Seismic performance of steel moment-resisting frame retrofitted with linear and nonlinear viscous dampers

The implementation of linear and nonlinear viscous dampers improves the seismic performance of a structure. The velocity coefficient which governs the hysteretic behavior of nonlinear viscous dampers modifies the seismic response and consequently the seismic performance of the structure. A six-story steel moment-resisting frame building was selected as an archetype structure to investigate the effect of nonlinear viscous dampers on its seismic performance. This building, incorporating brittle beam-column connections common in the pre-Northridge earthquake designs, was retrofitted with different configurations of viscous dampers to improve its seismic performance.
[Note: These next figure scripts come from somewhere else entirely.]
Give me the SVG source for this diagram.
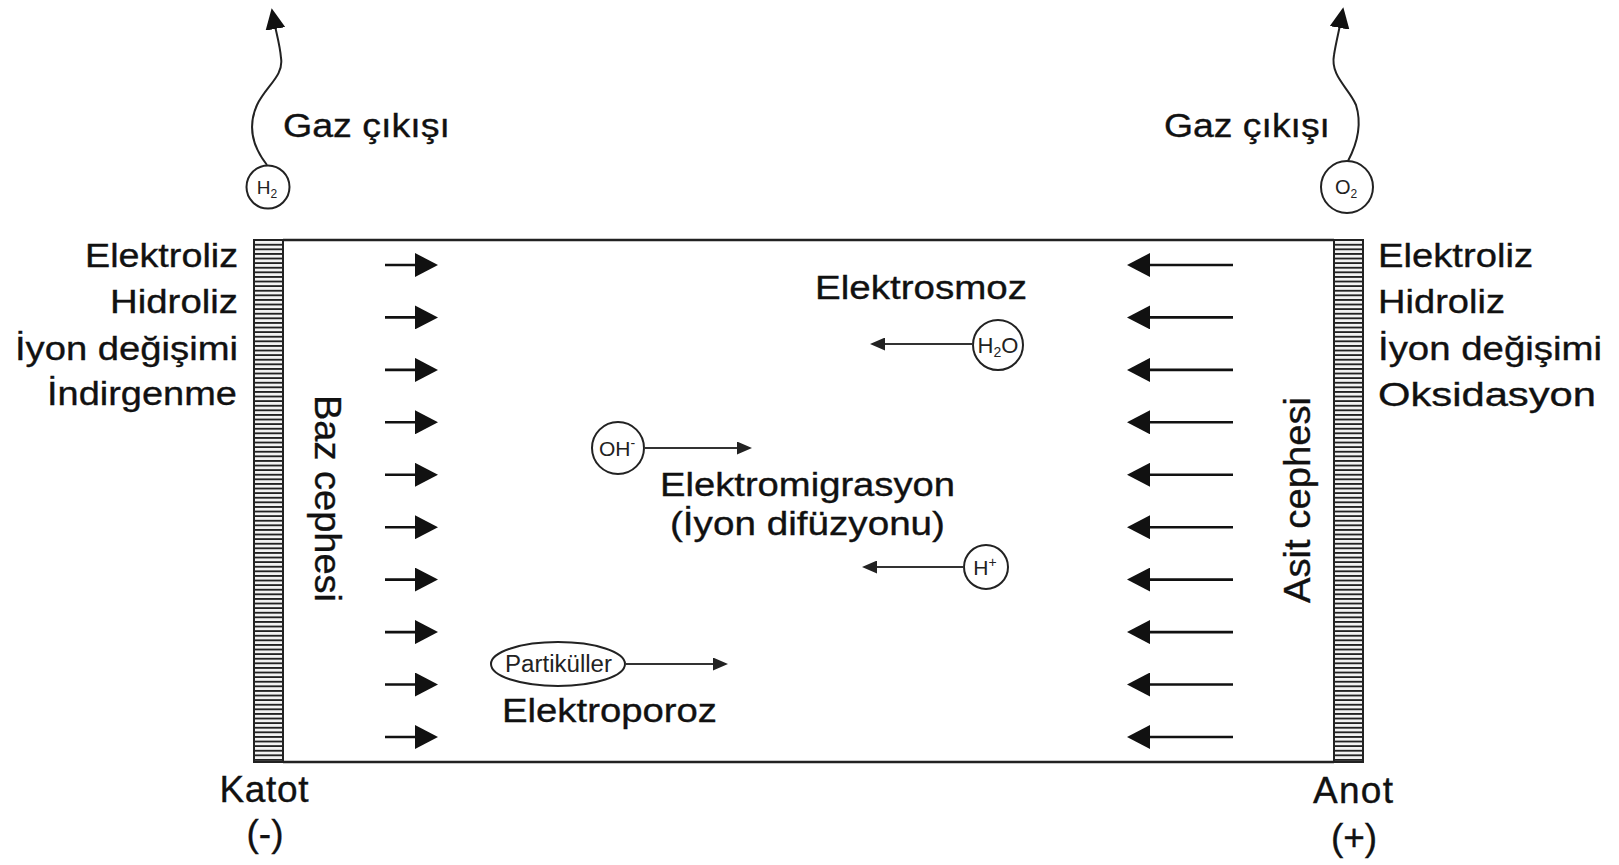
<svg xmlns="http://www.w3.org/2000/svg" width="1619" height="865" viewBox="0 0 1619 865">
<style>
.t{font-family:"Liberation Sans",Arial,sans-serif;fill:#111;stroke:#111;stroke-width:0.35;}
.m{font-size:33px;}
.b{font-size:37px;}
.s{font-family:"Liberation Sans",Arial,sans-serif;fill:#222;}
.field{stroke:#111;stroke-width:2.6;fill:none;}
.thin{stroke:#333;stroke-width:1.8;fill:none;}
.mol{fill:#fff;stroke:#222;stroke-width:2;}
.gas{stroke:#222;stroke-width:2;fill:none;}
</style>
<defs>
<pattern id="hatch" width="40" height="4.6" patternUnits="userSpaceOnUse">
<rect width="40" height="4.6" fill="#f2f2f2"/>
<line x1="0" y1="0.9" x2="40" y2="0.9" stroke="#222" stroke-width="1.7"/>
</pattern>
<marker id="bigHead" viewBox="0 0 23 24" refX="10" refY="12" markerWidth="23" markerHeight="24" orient="auto" markerUnits="userSpaceOnUse">
<path d="M0,0 L23,12 L0,24 Z" fill="#111"/>
</marker>
<marker id="smallHead" viewBox="0 0 15 13" refX="5" refY="6.5" markerWidth="15" markerHeight="13" orient="auto" markerUnits="userSpaceOnUse">
<path d="M0,0 L15,6.5 L0,13 Z" fill="#222"/>
</marker>
<marker id="gasHead" viewBox="0 0 21 20" refX="8" refY="10" markerWidth="21" markerHeight="20" orient="auto" markerUnits="userSpaceOnUse">
<path d="M0,0 L21,10 L0,20 Z" fill="#111"/>
</marker>
</defs>
<rect width="1619" height="865" fill="#fff"/>

<g id="cell">
<line x1="283" y1="240" x2="1334" y2="240" stroke="#222" stroke-width="2.6"/>
<line x1="283" y1="762" x2="1334" y2="762" stroke="#222" stroke-width="2.6"/>
</g>
<g id="cathode">
<rect x="254" y="240" width="29" height="522" fill="url(#hatch)" stroke="#222" stroke-width="2"/>
<text class="t b" x="264" y="802" text-anchor="middle" textLength="89">Katot</text>
<text class="t b" x="265" y="846" text-anchor="middle">(-)</text>
</g>
<g id="anode">
<rect x="1334" y="240" width="29" height="522" fill="url(#hatch)" stroke="#222" stroke-width="2"/>
<text class="t b" x="1353" y="803" text-anchor="middle" textLength="80">Anot</text>
<text class="t b" x="1354" y="850" text-anchor="middle">(+)</text>
</g>
<g id="cathode-reactions">
<text class="t m" x="85" y="267" textLength="153" lengthAdjust="spacingAndGlyphs">Elektroliz</text>
<text class="t m" x="110" y="313" textLength="128" lengthAdjust="spacingAndGlyphs">Hidroliz</text>
<text class="t m" x="15" y="360" textLength="223" lengthAdjust="spacingAndGlyphs">İyon değişimi</text>
<text class="t m" x="47" y="405" textLength="190" lengthAdjust="spacingAndGlyphs">İndirgenme</text>
</g>
<g id="anode-reactions">
<text class="t m" x="1378" y="267" textLength="155" lengthAdjust="spacingAndGlyphs">Elektroliz</text>
<text class="t m" x="1378" y="313" textLength="127" lengthAdjust="spacingAndGlyphs">Hidroliz</text>
<text class="t m" x="1378" y="360" textLength="224" lengthAdjust="spacingAndGlyphs">İyon değişimi</text>
<text class="t m" x="1378" y="406" textLength="218" lengthAdjust="spacingAndGlyphs">Oksidasyon</text>
</g>
<g id="base-front">
<text class="t b" transform="translate(315,395) rotate(90)" x="0" y="0" textLength="207" lengthAdjust="spacingAndGlyphs">Baz cephesi</text>
</g>
<g id="acid-front">
<text class="t b" transform="translate(1310,603) rotate(-90)" x="0" y="0" textLength="206" lengthAdjust="spacingAndGlyphs">Asit cephesi</text>
</g>
<g id="gas-h2">
<text class="t m" x="283" y="137" textLength="167" lengthAdjust="spacingAndGlyphs">Gaz çıkışı</text>
<circle class="mol" cx="268" cy="187" r="21.5"/>
<text class="s" x="267" y="194" text-anchor="middle" font-size="19">H<tspan font-size="12" dy="4">2</tspan></text>
</g>
<g id="gas-o2">
<text class="t m" x="1164" y="137" textLength="166" lengthAdjust="spacingAndGlyphs">Gaz çıkışı</text>
<circle class="mol" cx="1347" cy="187" r="26"/>
<text class="s" x="1346" y="194" text-anchor="middle" font-size="20">O<tspan font-size="12" dy="4">2</tspan></text>
</g>
<g id="electroosmosis">
<text class="t m" x="815" y="299" textLength="212" lengthAdjust="spacingAndGlyphs">Elektrosmoz</text>
<circle class="mol" cx="998" cy="345" r="25" stroke-width="3"/>
<text class="s" x="998" y="353" text-anchor="middle" font-size="22">H<tspan font-size="14" dy="4">2</tspan><tspan dy="-4">O</tspan></text>
</g>
<g id="electromigration">
<text class="t m" x="660" y="496" textLength="295" lengthAdjust="spacingAndGlyphs">Elektromigrasyon</text>
<text class="t m" x="670" y="535" textLength="275" lengthAdjust="spacingAndGlyphs">(İyon difüzyonu)</text>
</g>
<g id="ion-oh">
<circle class="mol" cx="618" cy="448" r="26"/>
<text class="s" x="617" y="456" text-anchor="middle" font-size="21">OH<tspan font-size="14" dy="-8">-</tspan></text>
</g>
<g id="ion-h">
<circle class="mol" cx="986" cy="567" r="22"/>
<text class="s" x="985" y="575" text-anchor="middle" font-size="21">H<tspan font-size="14" dy="-8">+</tspan></text>
</g>
<g id="particles">
<ellipse class="mol" cx="558" cy="664" rx="67" ry="22" stroke-width="2.4"/>
<text class="s" x="505" y="672" font-size="23" textLength="107" lengthAdjust="spacingAndGlyphs">Partiküller</text>
<text class="t m" x="502" y="722" textLength="215" lengthAdjust="spacingAndGlyphs">Elektroporoz</text>
</g>

<g id="connectors">
<path class="gas" d="M267,165 C252,146 248,125 257,105 C266,86 284,76 281,58 C280,45 276,32 274,21" marker-end="url(#gasHead)"/>
<path class="gas" d="M1348,161 C1357,144 1362,124 1356,105 C1349,88 1330,76 1334,55 C1336,42 1339,31 1341,20" marker-end="url(#gasHead)"/>
<g id="field-left">
<line class="field" x1="385" y1="265" x2="425" y2="265" marker-end="url(#bigHead)"/>
<line class="field" x1="385" y1="317.4" x2="425" y2="317.4" marker-end="url(#bigHead)"/>
<line class="field" x1="385" y1="369.9" x2="425" y2="369.9" marker-end="url(#bigHead)"/>
<line class="field" x1="385" y1="422.3" x2="425" y2="422.3" marker-end="url(#bigHead)"/>
<line class="field" x1="385" y1="474.8" x2="425" y2="474.8" marker-end="url(#bigHead)"/>
<line class="field" x1="385" y1="527.2" x2="425" y2="527.2" marker-end="url(#bigHead)"/>
<line class="field" x1="385" y1="579.6" x2="425" y2="579.6" marker-end="url(#bigHead)"/>
<line class="field" x1="385" y1="632.1" x2="425" y2="632.1" marker-end="url(#bigHead)"/>
<line class="field" x1="385" y1="684.5" x2="425" y2="684.5" marker-end="url(#bigHead)"/>
<line class="field" x1="385" y1="737" x2="425" y2="737" marker-end="url(#bigHead)"/>
</g>
<g id="field-right">
<line class="field" x1="1233" y1="265" x2="1140" y2="265" marker-end="url(#bigHead)"/>
<line class="field" x1="1233" y1="317.4" x2="1140" y2="317.4" marker-end="url(#bigHead)"/>
<line class="field" x1="1233" y1="369.9" x2="1140" y2="369.9" marker-end="url(#bigHead)"/>
<line class="field" x1="1233" y1="422.3" x2="1140" y2="422.3" marker-end="url(#bigHead)"/>
<line class="field" x1="1233" y1="474.8" x2="1140" y2="474.8" marker-end="url(#bigHead)"/>
<line class="field" x1="1233" y1="527.2" x2="1140" y2="527.2" marker-end="url(#bigHead)"/>
<line class="field" x1="1233" y1="579.6" x2="1140" y2="579.6" marker-end="url(#bigHead)"/>
<line class="field" x1="1233" y1="632.1" x2="1140" y2="632.1" marker-end="url(#bigHead)"/>
<line class="field" x1="1233" y1="684.5" x2="1140" y2="684.5" marker-end="url(#bigHead)"/>
<line class="field" x1="1233" y1="737" x2="1140" y2="737" marker-end="url(#bigHead)"/>
</g>
<line class="thin" x1="973" y1="344" x2="880" y2="344" marker-end="url(#smallHead)"/>
<line class="thin" x1="644" y1="448" x2="742" y2="448" marker-end="url(#smallHead)"/>
<line class="thin" x1="964" y1="567" x2="872" y2="567" marker-end="url(#smallHead)"/>
<line class="thin" x1="625" y1="664" x2="718" y2="664" marker-end="url(#smallHead)"/>
</g>
</svg>
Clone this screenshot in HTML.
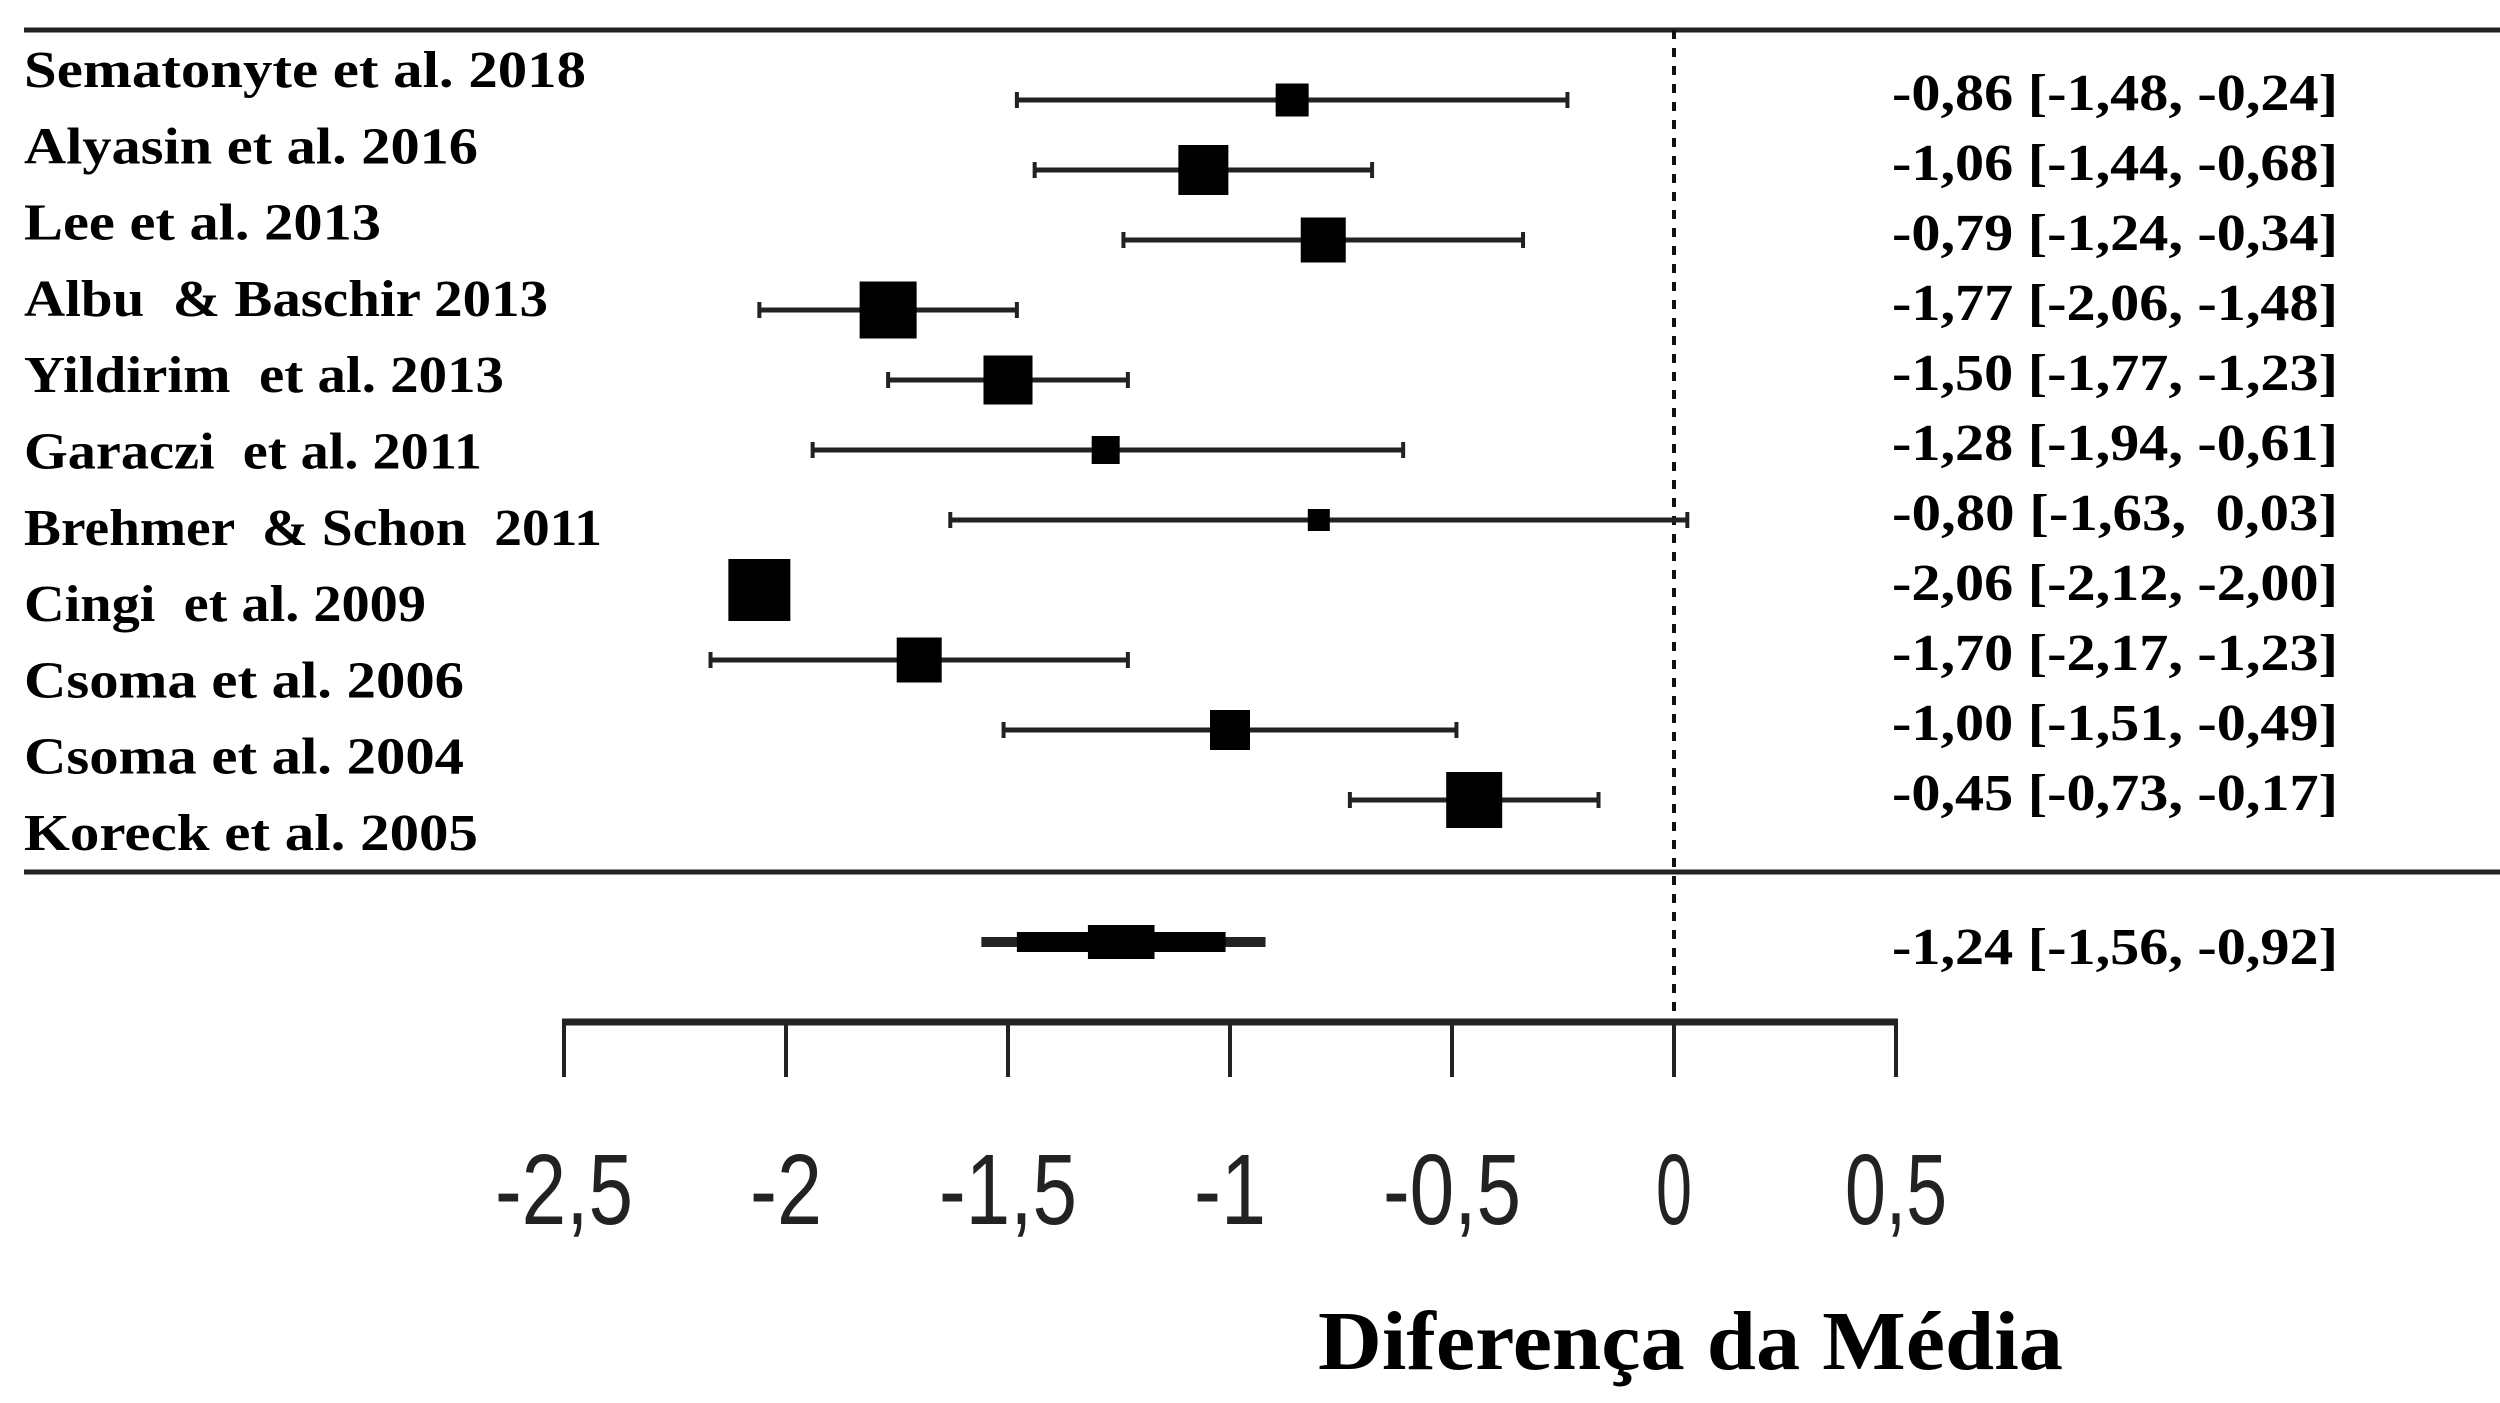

Linear and nonlinear viscous dampers were designed by following two different design approach: 1) a uniform distribution design approach in which similar dampers are introduced at every level of the structure and 2) an equivalent lateral stiffness distribution design approach for which proportional damping is preserved. An incremental dynamic analysis was carried out with the FEMA P695 far-field ground motion set. The seismic performance of the archetype building was evaluated in terms of collapse capacity, median peak inter-story drifts, and median peak damper forces. The results showed a considerable improvement of the seismic performance with the implementation of fluid viscous dampers. However, the design approach and the velocity coefficient modified the seismic response, affecting the seismic demand on the structure.